The mask in traditional culture fuses artistic creation and ethnographic value. The exhibition uses the image as a documentary tool to delve into one of the most distinctive expressions of popular heritage, widely represented at the Museum through the winter masquerades of Ávila. The show broadens its focus to the Iberian Peninsula, contextualising these manifestations in their ancestral origins and cultural diversity. In doing so, it connects local traditions with other similar celebrations that endure in different parts of the peninsula, highlighting shared roots and regional variations.
His body of work underscores the vitality, symbolic strength and continuity of these rituals in contemporary society. The exhibition brings together 56 photographs taken between 2022 and 2026: 26 of them, including one large‑format image, dedicated to the main Ávila masquerades, and 30 to masquerades from other areas of the Iberian Peninsula, including several Spanish provinces and a number of Portuguese localities. Miguel Ángel Cruz works mainly in black and white, in order to focus attention on the subject and enhance the expressiveness of the masks and “the souls that inhabit them”, while also incorporating some colour photographs to highlight the chromatic richness of certain rites and to emphasise that, despite their ancestral origins, they remain very much alive today.

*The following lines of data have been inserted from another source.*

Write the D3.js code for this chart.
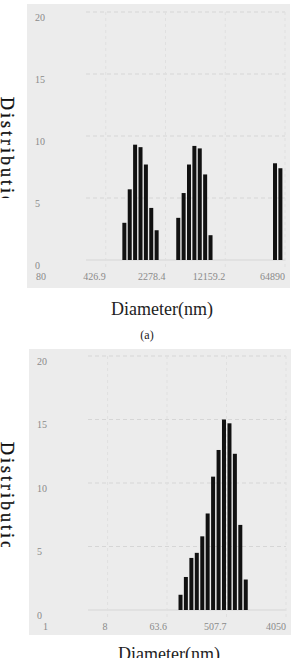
<!DOCTYPE html>
<html>
<head>
<meta charset="utf-8">
<script src="https://cdn.jsdelivr.net/npm/d3@7"></script>
<style>
  body { margin: 0; background: #fff; }
  svg { display: block; }
</style>
</head>
<body>
<div id="chart"></div>
<script>
// Panel (a): three size populations.
const topTicks = [80, 426.9, 2278.4, 12159.2, 64890];
const topDiam = [719, 836, 972, 1131, 1315, 1528, 1777, 3257, 3787, 4403, 5119, 5952, 6921, 8047, 49050, 57030];
const topDist = [3.0, 5.7, 9.3, 9.1, 7.7, 4.2, 2.4, 3.4, 5.4, 7.7, 9.2, 9.0, 6.9, 2.0, 7.8, 7.4];

// Panel (b): single population.
const botTicks = [1, 8, 63.6, 507.7, 4050];
const botDiam = [102, 123, 149, 180, 218, 263, 318, 385, 465, 563, 680, 822, 994];
const botDist = [1.2, 2.6, 4.1, 4.5, 5.8, 7.6, 10.5, 12.6, 15.0, 14.7, 12.3, 6.7, 2.4];

const yTicks = [0, 5, 10, 15, 20];

const svg = d3.select('#chart').append('svg')
  .attr('width', 293)
  .attr('height', 658);

const serif = "'Liberation Serif', 'DejaVu Serif', serif";

function drawPanel(cfg){
  const g = svg.append('g');

  // Gray plot background
  g.append('rect')
    .attr('x', cfg.bg[0]).attr('y', cfg.bg[1])
    .attr('width', cfg.bg[2]).attr('height', cfg.bg[3])
    .attr('fill', '#ececec');

  const x = d3.scaleLog().domain(cfg.xDomain).range(cfg.xRange);
  const y = d3.scaleLinear().domain([0, 20]).range(cfg.yRange);

  // Grid lines
  g.selectAll('line.hgrid')
    .data(yTicks)
    .enter().append('line')
      .attr('x1', cfg.xRange[0] + 40).attr('x2', cfg.xRange[1])
      .attr('y1', d => y(d)).attr('y2', d => y(d))
      .attr('stroke', '#d6d6d6')
      .attr('stroke-width', 1)
      .attr('stroke-dasharray', d => d === 0 ? null : '4,3');
  g.selectAll('line.vgrid')
    .data(cfg.ticks.slice(1))
    .enter().append('line')
      .attr('x1', d => x(d)).attr('x2', d => x(d))
      .attr('y1', y(20)).attr('y2', y(0) + 8)
      .attr('stroke', '#e0e0e0')
      .attr('stroke-dasharray', '3,3');

  // Bars
  g.selectAll('rect.bar')
    .data(cfg.diam.map((d, i) => ({ d: d, v: cfg.dist[i] })))
    .enter().append('rect')
      .attr('x', d => x(d.d) - 2)
      .attr('y', d => y(d.v))
      .attr('width', 4)
      .attr('height', d => y(0) - y(d.v))
      .attr('fill', '#111');

  // Y tick labels
  g.selectAll('text.ytick')
    .data(yTicks)
    .enter().append('text')
      .attr('x', cfg.yLabelX)
      .attr('y', d => y(d) + 5)
      .attr('dominant-baseline', 'central')
      .attr('font-family', serif)
      .attr('font-size', 10)
      .attr('fill', '#8a8a8a')
      .text(d => d);

  // X tick labels (right aligned to tick)
  g.selectAll('text.xtick')
    .data(cfg.ticks)
    .enter().append('text')
      .attr('x', d => x(d))
      .attr('y', y(0) + 16)
      .attr('dominant-baseline', 'central')
      .attr('text-anchor', 'end')
      .attr('font-family', serif)
      .attr('font-size', 10)
      .attr('fill', '#8a8a8a')
      .text(d => d);

  // X axis title
  g.append('text')
    .attr('x', cfg.xTitle[0])
    .attr('y', cfg.xTitle[1])
    .attr('text-anchor', 'middle')
    .attr('font-family', serif)
    .attr('font-size', 18)
    .attr('fill', '#222')
    .text('Diameter(nm)');

  // Y axis title, clipped like the scan
  const clipId = 'clip' + cfg.id;
  svg.append('clipPath').attr('id', clipId)
    .append('rect')
      .attr('x', 0).attr('y', cfg.yTitle[0] - 5)
      .attr('width', 22).attr('height', cfg.yTitle[1] - cfg.yTitle[0] + 5);
  g.append('g')
    .attr('clip-path', 'url(#' + clipId + ')')
    .append('text')
      .attr('transform', 'translate(1,' + cfg.yTitle[0] + ') rotate(90)')
      .attr('font-family', serif)
      .attr('font-size', 18)
      .attr('letter-spacing', 3)
      .attr('fill', '#111')
      .attr('stroke', '#111')
      .attr('stroke-width', 0.3)
      .text('Distribution(%)');
}

drawPanel({
  id: 'a',
  bg: [27, 4, 263, 284],
  xDomain: [80, 64890], xRange: [46, 285],
  yRange: [260, 12],
  ticks: topTicks, diam: topDiam, dist: topDist,
  yLabelX: 35,
  xTitle: [162, 315],
  yTitle: [97, 198]
});

drawPanel({
  id: 'b',
  bg: [29, 349, 262, 286],
  xDomain: [1, 4050], xRange: [48, 286],
  yRange: [610, 356],
  ticks: botTicks, diam: botDiam, dist: botDist,
  yLabelX: 37,
  xTitle: [169, 660],
  yTitle: [442, 547]
});

// Panel caption
svg.append('text')
  .attr('x', 147)
  .attr('y', 339)
  .attr('text-anchor', 'middle')
  .attr('font-family', serif)
  .attr('font-size', 12)
  .attr('fill', '#222')
  .text('(a)');
</script>
</body>
</html>
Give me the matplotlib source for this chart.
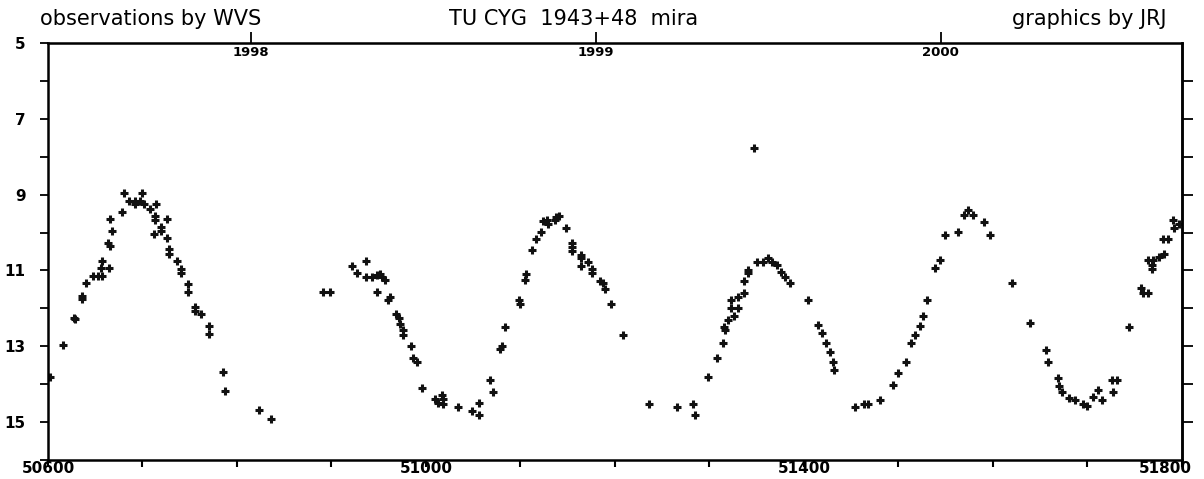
import numpy as np
import matplotlib
matplotlib.use("Agg")
import matplotlib.pyplot as plt
from matplotlib.transforms import ScaledTranslation

# Julian date - 2400000 and visual magnitude
jd = [50602, 50616, 50628, 50629, 50636, 50636, 50640, 50648, 50653, 50657,
      50657, 50656, 50665, 50663, 50666, 50668, 50666, 50678, 50680, 50686,
      50692, 50692, 50699, 50697, 50702, 50708, 50714, 50713, 50713, 50712,
      50720, 50720, 50726, 50726, 50728, 50728, 50736, 50741, 50741, 50748,
      50748, 50756, 50756, 50762, 50770, 50770, 50785, 50787, 50823, 50836,
      50891, 50898, 50922, 50927, 50937, 50937, 50943, 50948, 50951, 50953,
      50957, 50948, 50962, 50960, 50968, 50971, 50972, 50976, 50976, 50984,
      50986, 50990, 50996, 51010, 51017, 51018, 51013, 51018, 51034, 51049,
      51056, 51056, 51068, 51071, 51078, 51080, 51084,
      51098, 51099, 51105, 51106, 51112, 51116, 51122, 51124, 51128, 51129,
      51137, 51138, 51141, 51148, 51154, 51154, 51154, 51164, 51164, 51164,
      51171, 51176, 51176, 51184, 51187, 51189, 51196, 51208, 51236, 51266,
      51283, 51285, 51298, 51308, 51314, 51315, 51316, 51320, 51326, 51323,
      51330, 51323, 51330, 51337, 51336, 51341, 51341, 51347,
      51350, 51357, 51362, 51366, 51371, 51376, 51380, 51385, 51404, 51415,
      51419, 51423, 51427, 51431, 51432,
      51454, 51463, 51468, 51480, 51494, 51500, 51508, 51513, 51517, 51523,
      51526, 51530, 51539, 51544, 51549, 51563, 51569, 51574, 51579, 51591,
      51597, 51620, 51639, 51656, 51658, 51669, 51670, 51673, 51680, 51687,
      51695, 51699, 51706, 51711, 51715, 51726, 51731, 51727, 51744,
      51757, 51759, 51764, 51764, 51769, 51768, 51768, 51776, 51781, 51780,
      51785, 51790, 51792, 51797]
mag = [13.8, 12.97, 12.26, 12.28, 11.67, 11.75, 11.33, 11.15, 11.15, 11.15,
       10.74, 10.94, 10.94, 10.27, 10.36, 9.95, 9.65, 9.46, 8.97, 9.17,
       9.17, 9.25, 8.97, 9.17, 9.26, 9.37, 9.26, 9.56, 9.67, 10.05,
       9.86, 9.97, 9.65, 10.15, 10.44, 10.57, 10.75, 10.95, 11.06, 11.36,
       11.57, 11.96, 12.06, 12.16, 12.47, 12.68, 13.68, 14.19, 14.69, 14.91,
       11.58, 11.58, 10.87, 11.07, 10.76, 11.17, 11.17, 11.12, 11.09, 11.17,
       11.26, 11.58, 11.69, 11.78, 12.15, 12.26, 12.4, 12.57, 12.7, 12.98,
       13.3, 13.41, 14.1, 14.4, 14.29, 14.4, 14.5, 14.52, 14.6, 14.7,
       14.5, 14.82, 13.9, 14.2, 13.08, 13.0, 12.49,
       11.78, 11.89, 11.25, 11.1, 10.46, 10.18, 9.98, 9.69, 9.67, 9.78,
       9.67, 9.58, 9.57, 9.88, 10.27, 10.38, 10.48, 10.58, 10.68, 10.88,
       10.77, 10.96, 11.08, 11.27, 11.33, 11.49, 11.88, 12.69, 14.52, 14.61,
       14.52, 14.82, 13.8, 13.32, 12.91, 12.5, 12.57, 12.31, 12.19, 12.0,
       12.0, 11.79, 11.69, 11.59, 11.28, 10.99, 11.08, 7.77,
       10.78, 10.78, 10.67, 10.78, 10.86, 11.04, 11.17, 11.33, 11.78, 12.44,
       12.65, 12.92, 13.15, 13.42, 13.63,
       14.6, 14.52, 14.52, 14.42, 14.02, 13.7, 13.42, 12.92, 12.7, 12.47,
       12.2, 11.78, 10.94, 10.73, 10.07, 9.98, 9.54, 9.41, 9.54, 9.72,
       10.07, 11.33, 12.39, 13.1, 13.42, 13.84, 14.05, 14.2, 14.37, 14.42,
       14.52, 14.58, 14.34, 14.16, 14.42, 13.89, 13.89, 14.2, 12.48,
       11.46, 11.6, 11.6, 10.73, 10.73, 10.86, 10.97, 10.65, 10.57, 10.18,
       10.18, 9.67, 9.88, 9.77]

x_ticks = [50600, 50700, 50800, 50900, 51000, 51100, 51200, 51300, 51400,
           51500, 51600, 51700, 51800]
x_labels = ["50600", "", "", "", "51000", "", "", "", "51400", "", "", "", "51800"]
years = [50814.5, 51179.5, 51544.5]
year_labels = ["1998", "1999", "2000"]
y_major = [5, 7, 9, 11, 13, 15]

fig = plt.figure(figsize=(12.04, 4.79), dpi=100)
ax = fig.add_axes([48/1204, 1 - 460/479, (1182-48)/1204, (460-43)/479])

ax.plot(jd, mag, linestyle="none", marker="+", markersize=5.5, mew=2.2, color="#111111")

ax.set_xlim(50600, 51800)
ax.set_ylim(16, 5)

ax.set_xticks(x_ticks)
ax.set_xticklabels(x_labels, fontsize=11, fontweight="bold")
ax.set_yticks(y_major)
ax.set_yticks(range(5, 17), minor=True)
ax.set_yticklabels([str(v) for v in y_major], fontsize=11, fontweight="bold")
ax.tick_params(axis="x", direction="out", length=5, width=1.5, pad=-4)
ax.tick_params(axis="y", which="both", direction="out", length=6, width=1.3, pad=10)

# last label sits left of the axis end so it stays on the page
last = ax.get_xticklabels()[-1]
last.set_ha("right")
last.set_transform(last.get_transform() + ScaledTranslation(10/100, 0, fig.dpi_scale_trans))

# right side ticks (no labels)
ry = ax.secondary_yaxis("right")
ry.set_yticks(range(6, 16))
ry.set_yticklabels([])
ry.tick_params(direction="out", length=8, width=1.3)
ry.spines["right"].set_linewidth(1.8)

# top axis: calendar years
tx = ax.secondary_xaxis("top")
tx.set_xticks(years)
tx.set_xticklabels([])
tx.tick_params(direction="out", length=8, width=1.3)
for yr, lab in zip(years, year_labels):
    ax.text(yr, 5.25, lab, ha="center", va="center", fontsize=9.5, fontweight="bold")

for s in ax.spines.values():
    s.set_linewidth(1.8)

fig.text(40/1204, 1 - 19/479, "observations by WVS", fontsize=15, va="center", ha="left")
fig.text(574/1204, 1 - 19/479, "TU CYG  1943+48  mira", fontsize=15, va="center", ha="center")
fig.text(1166/1204, 1 - 19/479, "graphics by JRJ", fontsize=15, va="center", ha="right")

fig.savefig("out.png", dpi=100)
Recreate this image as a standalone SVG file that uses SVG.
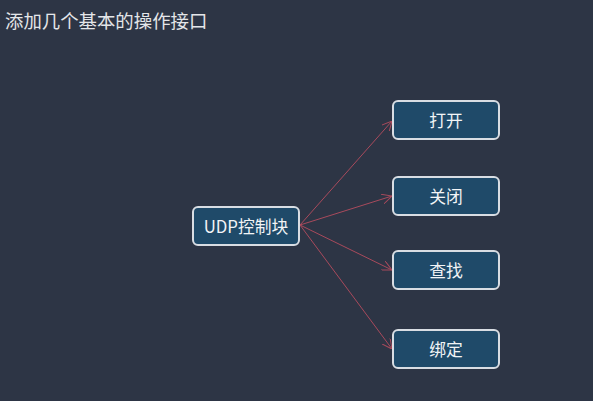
<svg xmlns="http://www.w3.org/2000/svg" width="593" height="401" viewBox="0 0 593 401">
<style>
.box{fill:#1f4a69;stroke:#d8dde3;stroke-width:2}
.lbl{font-family:"Noto Sans CJK SC","Liberation Sans",sans-serif;font-size:16.8px;fill:#f2f4f6;text-anchor:middle;dominant-baseline:central}
.edge{stroke:#a84a5c;stroke-width:1;fill:none}
</style>
<defs>
<marker id="arr" viewBox="0 0 10 10" refX="10" refY="5" markerWidth="10" markerHeight="10" markerUnits="userSpaceOnUse" orient="auto">
<path d="M0,0 L10,5 L0,10" fill="none" stroke="#a84a5c" stroke-width="1"/>
</marker>
</defs>
<rect width="593" height="401" fill="#2d3545"/>
<text x="5" y="28" font-family="Noto Sans CJK SC,Liberation Sans,sans-serif" font-size="18.4" fill="#e4e6e9">添加几个基本的操作接口</text>
<g id="edges">
<line class="edge" x1="300" y1="225" x2="392" y2="121" marker-end="url(#arr)"/>
<line class="edge" x1="300" y1="225" x2="392" y2="196" marker-end="url(#arr)"/>
<line class="edge" x1="300" y1="225" x2="392" y2="270" marker-end="url(#arr)"/>
<line class="edge" x1="300" y1="225" x2="392" y2="349" marker-end="url(#arr)"/>
</g>
<g id="udp"><rect class="box" x="193" y="207" width="106" height="38" rx="5"/><text class="lbl" x="246" y="226">UDP控制块</text></g>
<g id="open"><rect class="box" x="393" y="101" width="106" height="38" rx="5"/><text class="lbl" x="446" y="120">打开</text></g>
<g id="close"><rect class="box" x="393" y="177" width="106" height="38" rx="5"/><text class="lbl" x="446" y="196">关闭</text></g>
<g id="find"><rect class="box" x="393" y="251" width="106" height="38" rx="5"/><text class="lbl" x="446" y="270">查找</text></g>
<g id="bind"><rect class="box" x="393" y="330" width="106" height="38" rx="5"/><text class="lbl" x="446" y="349">绑定</text></g>
</svg>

The photographer focuses particularly on portraiture, seeking the gaze that appears behind the mask and transforms a simple object into a ritual symbol connecting the spiritual and the earthly. While not a strictly documentary project, the exhibition brings together numerous demonic‑type masks and masquerades linked to the rural world, made from animal and plant materials, where elements such as purifying fire, proximity to Christian religious worship, and—essentially—the presence of young people entrusted with passing down these celebrations as rites of passage all play a key role. In addition, the exhibition is complemented by an audiovisual piece featuring more than one hundred photographs of dozens of masquerades, which will become part of the museum’s collections once the physical exhibition has ended.
Photographs courtesy of Carlos Blanco.
Opening and practical information
Opening: Tuesday, 11 February, at 7:00 p.m., at the Casa de los Deanes (Plaza de Nalvillos, 3).
The opening event featured a presentation by the Museum’s director, Javier Jiménez Gadea, together with the photographer, and an initial tour of the exhibition.
Visiting period: Until 29 March.
Hours: Tuesday to Saturday, from 10:00 a.m. to 2:00 p.m. and from 4:00 to 7:00 p.m.; Sundays, from 10:00 a.m. to 2:00 p.m. Closed on Mondays.